Ningún tiempo pasado fue mejor. Esto podría ser discutible. Seguramente cabría decir que todo es relativo. Depende de qué hablemos, pero creo que es una buena frase a la que no deberíamos renunciar. Nos va en ello la propia idea de progreso. Toda generación debería tener el derecho a vivir mejor que la anterior. Los hijos más longevos y felices que los padres, el conocimiento ganando la partida a las ignorancias, la justicia doblegando a las miserias, la democracia a las tiranías. Es el sueño de la Ilustración, una suerte de progreso incesante hacia el futuro siempre. Pero la realidad y la historia confirman que las excepciones abundan más de lo previsto.

En los últimos tiempos, España vive -sufre-- un retroceso indisimulable en su capacidad para entenderse y evolucionar. Nunca pensamos que nos asaltaría la impresión de que la generación política que hizo posible la democracia sería mejor que su heredera. Conscientes del enorme valor y trascendencia histórica de aquellos padres constituyentes, me resultaba bastante alentador creer que las siguientes generaciones -por capacidad innovadora, conocimientos o por afán de mejorar el ejemplo recibido de la propia Transición-- sabrían gestionar mejor los conflictos.

En absoluto. Puede que sean circunstancias distintas, premisas diferentes y encrucijadas nuevas, pero el atributo y el arma más poderosa que tiene la política sigue siendo la misma: el diálogo.
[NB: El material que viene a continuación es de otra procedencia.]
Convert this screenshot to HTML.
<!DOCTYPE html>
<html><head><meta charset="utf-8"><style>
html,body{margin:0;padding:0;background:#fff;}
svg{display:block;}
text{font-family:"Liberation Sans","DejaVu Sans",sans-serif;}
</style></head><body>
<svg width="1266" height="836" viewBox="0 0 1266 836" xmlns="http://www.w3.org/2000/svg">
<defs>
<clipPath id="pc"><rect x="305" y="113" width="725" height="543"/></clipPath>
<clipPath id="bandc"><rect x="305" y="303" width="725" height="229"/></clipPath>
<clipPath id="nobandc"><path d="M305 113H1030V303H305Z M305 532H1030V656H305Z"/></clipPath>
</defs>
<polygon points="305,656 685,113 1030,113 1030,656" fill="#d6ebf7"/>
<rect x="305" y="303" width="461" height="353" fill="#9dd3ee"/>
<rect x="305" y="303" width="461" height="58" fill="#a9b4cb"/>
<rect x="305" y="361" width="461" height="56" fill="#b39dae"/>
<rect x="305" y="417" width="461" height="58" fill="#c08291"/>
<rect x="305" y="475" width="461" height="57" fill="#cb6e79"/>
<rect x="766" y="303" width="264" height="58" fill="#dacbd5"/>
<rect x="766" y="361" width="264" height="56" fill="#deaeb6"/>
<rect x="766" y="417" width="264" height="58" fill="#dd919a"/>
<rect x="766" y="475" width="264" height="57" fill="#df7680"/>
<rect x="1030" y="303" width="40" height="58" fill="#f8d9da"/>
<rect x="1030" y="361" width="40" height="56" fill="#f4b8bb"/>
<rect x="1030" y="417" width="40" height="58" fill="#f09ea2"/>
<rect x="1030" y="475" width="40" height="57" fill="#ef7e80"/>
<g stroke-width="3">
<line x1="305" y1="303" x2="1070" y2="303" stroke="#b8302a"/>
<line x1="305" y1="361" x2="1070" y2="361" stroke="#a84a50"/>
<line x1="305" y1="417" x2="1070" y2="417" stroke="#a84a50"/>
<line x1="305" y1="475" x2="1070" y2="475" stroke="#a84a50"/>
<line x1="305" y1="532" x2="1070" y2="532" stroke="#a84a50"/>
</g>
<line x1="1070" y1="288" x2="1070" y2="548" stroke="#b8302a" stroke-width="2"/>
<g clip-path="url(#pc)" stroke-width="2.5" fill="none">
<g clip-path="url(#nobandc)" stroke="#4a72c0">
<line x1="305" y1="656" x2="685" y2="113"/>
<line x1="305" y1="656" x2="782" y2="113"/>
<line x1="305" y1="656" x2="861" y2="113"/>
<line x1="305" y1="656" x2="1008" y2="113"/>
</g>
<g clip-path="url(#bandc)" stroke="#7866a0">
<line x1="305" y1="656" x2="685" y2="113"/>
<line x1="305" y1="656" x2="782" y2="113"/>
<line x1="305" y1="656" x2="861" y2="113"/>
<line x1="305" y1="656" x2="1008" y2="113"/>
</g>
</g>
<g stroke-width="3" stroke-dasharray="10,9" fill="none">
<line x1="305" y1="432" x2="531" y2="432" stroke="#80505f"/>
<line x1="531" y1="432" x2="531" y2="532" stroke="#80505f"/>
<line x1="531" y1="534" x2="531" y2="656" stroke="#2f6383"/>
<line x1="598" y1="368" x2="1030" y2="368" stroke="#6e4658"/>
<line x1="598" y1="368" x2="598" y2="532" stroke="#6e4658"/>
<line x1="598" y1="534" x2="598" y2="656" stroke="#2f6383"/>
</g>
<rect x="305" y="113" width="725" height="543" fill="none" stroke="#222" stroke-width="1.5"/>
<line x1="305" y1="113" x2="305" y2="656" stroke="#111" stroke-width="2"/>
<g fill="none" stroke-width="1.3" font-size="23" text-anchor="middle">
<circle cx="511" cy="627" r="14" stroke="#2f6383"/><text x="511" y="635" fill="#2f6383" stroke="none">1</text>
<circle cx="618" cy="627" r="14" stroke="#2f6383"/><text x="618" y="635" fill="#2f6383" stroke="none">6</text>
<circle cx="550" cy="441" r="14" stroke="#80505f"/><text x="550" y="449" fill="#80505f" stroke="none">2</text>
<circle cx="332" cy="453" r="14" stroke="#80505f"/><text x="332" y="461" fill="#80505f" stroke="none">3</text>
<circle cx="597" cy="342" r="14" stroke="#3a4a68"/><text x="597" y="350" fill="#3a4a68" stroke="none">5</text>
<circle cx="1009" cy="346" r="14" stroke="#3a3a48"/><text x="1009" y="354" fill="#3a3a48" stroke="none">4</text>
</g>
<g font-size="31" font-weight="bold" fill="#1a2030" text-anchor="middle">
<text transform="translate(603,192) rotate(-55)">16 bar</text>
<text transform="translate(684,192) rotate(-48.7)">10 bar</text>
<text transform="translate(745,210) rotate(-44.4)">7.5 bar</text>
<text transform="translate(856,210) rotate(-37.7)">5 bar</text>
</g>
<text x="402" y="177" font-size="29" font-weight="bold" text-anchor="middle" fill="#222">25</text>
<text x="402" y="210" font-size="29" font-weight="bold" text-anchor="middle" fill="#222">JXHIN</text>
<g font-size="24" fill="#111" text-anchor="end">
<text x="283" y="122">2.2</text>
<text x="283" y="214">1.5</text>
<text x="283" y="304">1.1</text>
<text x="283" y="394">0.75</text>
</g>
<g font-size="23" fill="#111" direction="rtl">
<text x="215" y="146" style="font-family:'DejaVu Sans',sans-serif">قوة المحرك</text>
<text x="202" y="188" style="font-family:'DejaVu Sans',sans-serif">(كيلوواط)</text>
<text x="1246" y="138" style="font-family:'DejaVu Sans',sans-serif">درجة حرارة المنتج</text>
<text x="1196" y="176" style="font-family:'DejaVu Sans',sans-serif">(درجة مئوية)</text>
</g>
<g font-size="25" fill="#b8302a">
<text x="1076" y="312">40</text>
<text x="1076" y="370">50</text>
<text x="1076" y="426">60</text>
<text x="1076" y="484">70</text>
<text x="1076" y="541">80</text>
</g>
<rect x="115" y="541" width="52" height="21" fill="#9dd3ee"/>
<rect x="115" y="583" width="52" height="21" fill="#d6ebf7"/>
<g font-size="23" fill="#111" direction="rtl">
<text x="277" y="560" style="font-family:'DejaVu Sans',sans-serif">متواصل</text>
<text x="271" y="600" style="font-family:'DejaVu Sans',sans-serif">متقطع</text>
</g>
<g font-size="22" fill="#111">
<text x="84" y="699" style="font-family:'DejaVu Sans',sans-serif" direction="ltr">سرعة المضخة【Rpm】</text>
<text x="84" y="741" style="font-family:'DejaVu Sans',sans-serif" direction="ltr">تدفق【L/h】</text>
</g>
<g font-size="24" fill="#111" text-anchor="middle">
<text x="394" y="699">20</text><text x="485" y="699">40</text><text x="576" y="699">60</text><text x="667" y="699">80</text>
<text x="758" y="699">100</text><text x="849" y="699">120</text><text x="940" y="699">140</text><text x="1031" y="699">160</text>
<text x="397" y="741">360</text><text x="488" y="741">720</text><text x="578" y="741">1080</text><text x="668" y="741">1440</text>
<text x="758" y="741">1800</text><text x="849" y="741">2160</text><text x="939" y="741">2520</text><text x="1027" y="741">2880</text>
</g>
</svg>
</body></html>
No la impostura del diálogo retórico, sino el diálogo cuyo desenlace es un pacto honorable.

Diálogo como escucha activa, interpelación al otro y compresión recíproca del pensamiento ajeno. Si nos reconocemos plurales, tenemos que construir la convivencia atendiendo a la pluralidad. Lo acontecido en Cataluña es trágico. El desgarro social, económico, humano, familiar… Las cosas no se han podido hacer peor. Hoy, minuto y resultado por decirlo en términos deportivos, el panorama es surrealista. Quebrar el orden constitucional en una democracia que ofrece caminos legales a todas las ideas, entraña golpear la línea de flotación de la legitimidad.
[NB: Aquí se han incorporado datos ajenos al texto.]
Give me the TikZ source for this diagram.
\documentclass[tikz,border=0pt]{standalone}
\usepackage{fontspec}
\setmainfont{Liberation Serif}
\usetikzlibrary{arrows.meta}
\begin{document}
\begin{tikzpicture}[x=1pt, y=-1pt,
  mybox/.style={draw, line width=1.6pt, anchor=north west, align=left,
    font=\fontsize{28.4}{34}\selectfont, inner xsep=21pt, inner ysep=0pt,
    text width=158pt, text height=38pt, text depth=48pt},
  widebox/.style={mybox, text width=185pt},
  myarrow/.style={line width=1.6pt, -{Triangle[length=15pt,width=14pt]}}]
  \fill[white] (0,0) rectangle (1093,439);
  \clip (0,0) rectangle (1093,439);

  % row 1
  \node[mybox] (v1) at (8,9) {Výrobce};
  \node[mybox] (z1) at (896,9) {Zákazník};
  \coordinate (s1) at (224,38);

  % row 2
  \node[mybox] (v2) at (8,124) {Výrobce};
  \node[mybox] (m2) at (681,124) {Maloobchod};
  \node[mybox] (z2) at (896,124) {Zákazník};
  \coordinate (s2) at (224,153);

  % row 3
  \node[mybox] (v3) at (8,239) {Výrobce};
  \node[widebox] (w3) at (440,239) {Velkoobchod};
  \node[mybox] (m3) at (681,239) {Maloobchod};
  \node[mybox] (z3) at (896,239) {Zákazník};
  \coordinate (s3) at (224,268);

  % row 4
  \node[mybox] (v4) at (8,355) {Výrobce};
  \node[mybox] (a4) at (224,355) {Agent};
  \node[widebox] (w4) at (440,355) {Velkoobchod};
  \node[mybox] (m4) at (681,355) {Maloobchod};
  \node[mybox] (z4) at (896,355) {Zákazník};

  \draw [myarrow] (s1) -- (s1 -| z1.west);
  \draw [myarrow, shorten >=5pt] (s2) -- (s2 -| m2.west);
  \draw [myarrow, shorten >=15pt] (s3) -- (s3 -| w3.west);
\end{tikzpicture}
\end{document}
Hace tiempo que viene siendo bastante evidente que esta generación de dirigentes no está a la altura. Hace años que se ve venir. El estrepitoso fracaso que vivimos es el resultado de la incomparecencia de la política en mayúsculas. Esgrima entre chusqueros. Todos heridos de muerte. Con la mitad del talento y la dedicación que pusieron nuestros padres constituyentes, las cosas seguro serían bien distintas.

Sin embargo, como no hay tiempo para nostalgias ni nada que se le parezca, corresponde ahora reconducir las cosas de la mejor manera posible. Creo sinceramente que lo único verdaderamente interesante que ha sucedido en medio del naufragio es la creación de una comisión para modificar la Constitución. Ahora esta generación política tiene la oportunidad de reivindicarse -quizá redimirse-- aportando respuestas creativas y consensuadas para garantizar otros 40 años de convivencia y desarrollo. La oportunidad de reinventar el contrato social y económico encajando todas las piezas y territorios de una España afortunadamente plural y prodigiosa en su diversidad. Tenemos derecho a que el futuro mejore el pasado.